Siragusa’s purpose on that play was to hurt somebody—to hurt somebody in the most blatant, cowardly, premeditated way possible. The hit on Rich Gannon, in the AFC championship game in 2001, was the defining play of his professional career. He even brought it up with Howard Stern, after his host expressed skepticism about this gospel of harmlessness. 

“When you go in and take out a quarterback, you’re doing everything you can to slam that motherfucker as hard as you can,” Stern said.

“Oh, yeah, absolute—I mean, you want to go,” Siragusa said. “Do you want to hurt him? Noo.

“Like when I hit Rich Gannon in the AFC championship game against the Raiders, and I, you know, and, I, you know, whatever, hurt his shoulder, dislocated, whatever, whatever it was.”

Should Siragusa wish to remind himself of the specifics, it was a separated left shoulder, Gannon’s non-throwing side.

“You weren’t happy about it,” Stern said. 

“I wasn’t, like, trying to hurt the guy,” Siragusa said. “Yeah, did I want him to know that I was there? Yeah. Did I want to get him out of the game? Yeah. Did I want to hurt him? No.”
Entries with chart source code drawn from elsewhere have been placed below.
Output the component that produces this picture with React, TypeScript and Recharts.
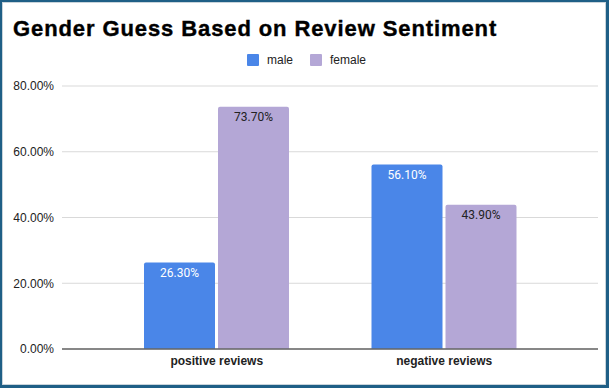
import { BarChart, Bar, XAxis, YAxis, CartesianGrid, Legend, LabelList } from 'recharts'

const categories = ['positive reviews', 'negative reviews']
const male = [26.3, 56.1]
const female = [73.7, 43.9]
const yTicks = [0, 20, 40, 60, 80]

const data = categories.map((category, i) => ({ category, male: male[i], female: female[i] }))

const pct = (v: number) => v.toFixed(2) + '%'

const series = [
	{ key: 'male', color: '#4a86e8', label: '#ffffff' },
	{ key: 'female', color: '#b4a7d6', label: '#222222' },
]

// legend drawn in a zero-height wrapper so it doesn't push the plot down
const LegendBox = () => (
	<div
		style={{
			position: 'absolute',
			top: 54,
			left: 2,
			width: 609,
			display: 'flex',
			justifyContent: 'center',
			fontFamily: '"Liberation Sans", Arial, sans-serif',
			fontSize: 12,
			color: '#222',
		}}
	>
		{series.map((s, i) => (
			<div key={s.key} style={{ display: 'flex', alignItems: 'center', marginLeft: i ? 17 : 0, height: 12 }}>
				<span style={{ width: 12, height: 12, background: s.color, borderRadius: 1, marginRight: 8 }} />
				<span style={{ lineHeight: '12px' }}>{s.key}</span>
			</div>
		))}
	</div>
)

export default function App() {
	return (
		<div style={{ position: 'absolute', left: 0, top: 0, width: 609, height: 388, background: '#fff' }}>
			<div
				style={{
					position: 'absolute',
					left: 13,
					top: 18,
					fontFamily: '"Liberation Sans", Arial, sans-serif',
					fontWeight: 'bold',
					fontSize: 22,
					lineHeight: '22px',
					letterSpacing: 0.9,
					WebkitTextStroke: '0.4px #000',
					color: '#000',
					whiteSpace: 'nowrap',
				}}
			>
				Gender Guess Based on Review Sentiment
			</div>
			<BarChart
				width={609}
				height={388}
				data={data}
				margin={{ top: 86, right: 11, bottom: 0, left: 0 }}
				barCategoryGap={41}
				barGap={3}
			>
				<CartesianGrid vertical={false} stroke='#d9d9d9' />
				<XAxis
					dataKey='category'
					height={39}
					padding={{ left: 41, right: 40 }}
					tickLine={false}
					tickSize={0}
					tickMargin={7}
					axisLine={{ stroke: '#666', strokeWidth: 1.5 }}
					tick={{ fill: '#222', fontSize: 12, fontWeight: 'bold', fontFamily: '"Liberation Sans", Arial, sans-serif' }}
				/>
				<YAxis
					width={62}
					domain={[0, 80]}
					ticks={yTicks}
					tickFormatter={pct}
					tickLine={false}
					axisLine={false}
					tickSize={0}
					tickMargin={8}
					tick={{ fill: '#222', fontSize: 12, fontFamily: '"Liberation Sans", Arial, sans-serif' }}
				/>
				<Legend
					content={LegendBox}
					wrapperStyle={{ position: 'absolute', top: 0, left: 0, width: 0, height: 0 }}
				/>
				{series.map((s) => (
					<Bar key={s.key} dataKey={s.key} fill={s.color} radius={[2, 2, 0, 0]} isAnimationActive={false}>
						<LabelList
							dataKey={s.key}
							position='insideTop'
							offset={6}
							formatter={(v: any) => pct(Number(v))}
							fill={s.label}
							fontSize={12}
							fontFamily='Roboto, sans-serif'
						/>
					</Bar>
				))}
			</BarChart>
			<div
				style={{
					position: 'absolute',
					left: 0,
					top: 0,
					width: 609,
					height: 388,
					boxSizing: 'border-box',
					borderStyle: 'solid',
					borderColor: '#1f5f86',
					borderWidth: '2px 3px 3px 2px',
					boxShadow: 'inset 0 0 0 1px #c9d4db',
					pointerEvents: 'none',
				}}
			/>
		</div>
	)
}
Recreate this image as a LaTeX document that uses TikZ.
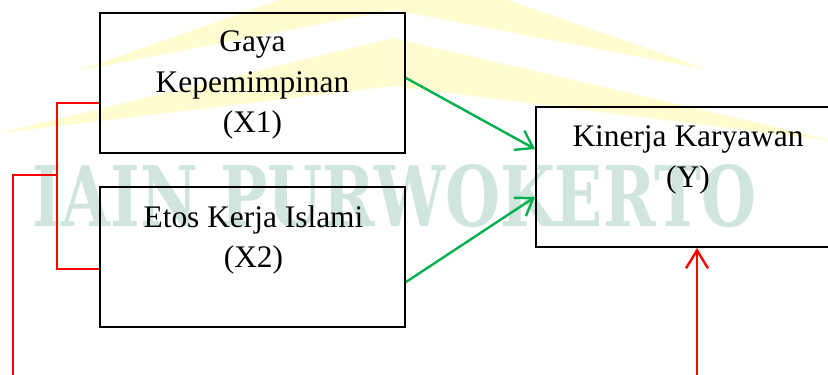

It’s a remarkable feat of self-bullshitting, and one he’s been doing for more than a decade. (“It’s not like I was trying to hurt him, but I was definitely trying to go after him,” he said after the incident, while yukking it up on media row before the Super Bowl.) He wanted to get Gannon out of the game, but not to hurt him, oh, no. Maybe he was hoping that while Gannon lay on the grass, the quarterback might look over at the sideline, spy a fetching cheerleader, and run off to elope with her. 

But the video leaves no doubt at all. Perhaps the most telling fact is that the live broadcast doesn’t show you what happens to the quarterback. The hit on Gannon is so far from being part of the game action that the camera and the announcers totally miss it. They watch the pass go incomplete, then notice Gannon mysteriously crumpled on the field. Maybe he hit his arm on something on his follow-through?

Oh, nope. On replay, Siragusa comes through the line with his arms up—because Gannon is already throwing the ball—and steps into Gannon as the quarterback follows through. He takes three steps, knocking Gannon down and shoving him backward. 

By now, with the ball long gone, the play is already dirty. Siragusa, though, is only getting started. With Gannon lying on the ground, Siragusa clearly pauses, aims, hitches himself in the air—and drives his full body weight into the fallen player. “That is absolutely illegal,” the announcer says. 

Siragusa’s listed weight was 342 pounds, though he was almost certainly fatter than that. Gannon was listed at 210. And, lest we forget, was already lying defenseless on the ground when Siragusa delivered the decisive blow.

Siragusa has, with considerable success, branded himself in retirement as a football Falstaff, a loudmouthed, straight-talking, regular guy who happened to be big and tough enough to play football. It’s a crude, Fox Sports-ready copy of the infinitely more agile-footed Artie Donovan’s routine. (The distance between Donovan and Siragusa is more or less the distance between the Baltimore Colts and the Baltimore Ravens.)

But here’s the genuine Tony Siragusa, in one concise video clip. He was a dirty player and a bully. And he won a championship by being one. In that game, Gannon was forced to give way to Bobby Hoying. He made it back on the field, but went 6 for 13 passing the rest of the way. The Ravens won the game, 16-3, and moved on. 

At that Super Bowl press session, Siragusa complained about being fined $10,000 for the hit: “All year long they train us to go in there and hit people, beat people. Half the T-shirts you see say, ‘Sack Master’ or ‘Quarterback Killer,’ but all of a sudden you hit the quarterback and knock him out of the game, they want to fine you.” Siragusa cared about someone messing with his own livelihood. He didn’t care about Rich Gannon’s.